In the old days, physical servers were often undersubscribed, so they had plenty of extra CPU and I/O to give when a backup began. But with virtualization, multiple virtual machines consume almost every free resource on their shared host. With most legacy-style guest-based backups, it is not uncommon for the I/O-CPU spikes incurred within one VM to affect performance of the underlying host as well as the other virtual machines within that host. So, as virtualization continues as mainstream and VM density per host continues to grow, it is important to be more efficient and less intrusive—and that means host-based or array-based backups.
Seeing that as the future, the next important note is to understand that not all backups are equal—even if they mostly use VSS within the guests.

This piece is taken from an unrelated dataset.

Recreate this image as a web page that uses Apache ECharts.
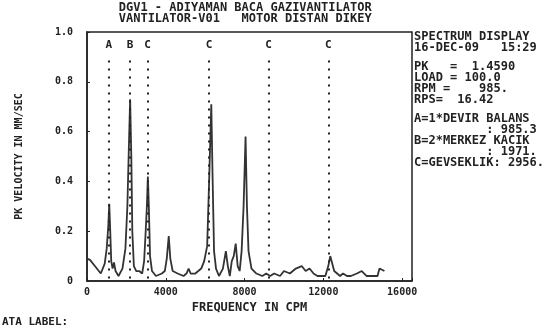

Understanding this, and selecting a backup (and recovery) solution that is truly application aware, can be the difference between those applications continuing to perform well or actually being hindered because of how they were backed up.
The question isn’t whether you have an agent (or other differently named binary) in the guest. The question is what is its job? If your hypervisor doesn’t enable all of the functionality that you need for well-behaved virtual applications, then your backup application may take up the slack; that is okay, as long as it is handling metadata and post-processing, and not actually moving data as if it were on a physical server. To ignore this process can result in unmanaged transactional applications that must be manually managed by the app-owner, and data that might only be recovered by first restoring the entire VM and its virtual disks. Clearly, this is an undesirable end.
So for now, the “how” for backup boils down to good agents and “bad” agents—and each should be recognized for what it is, and either accepted or avoided, respectively.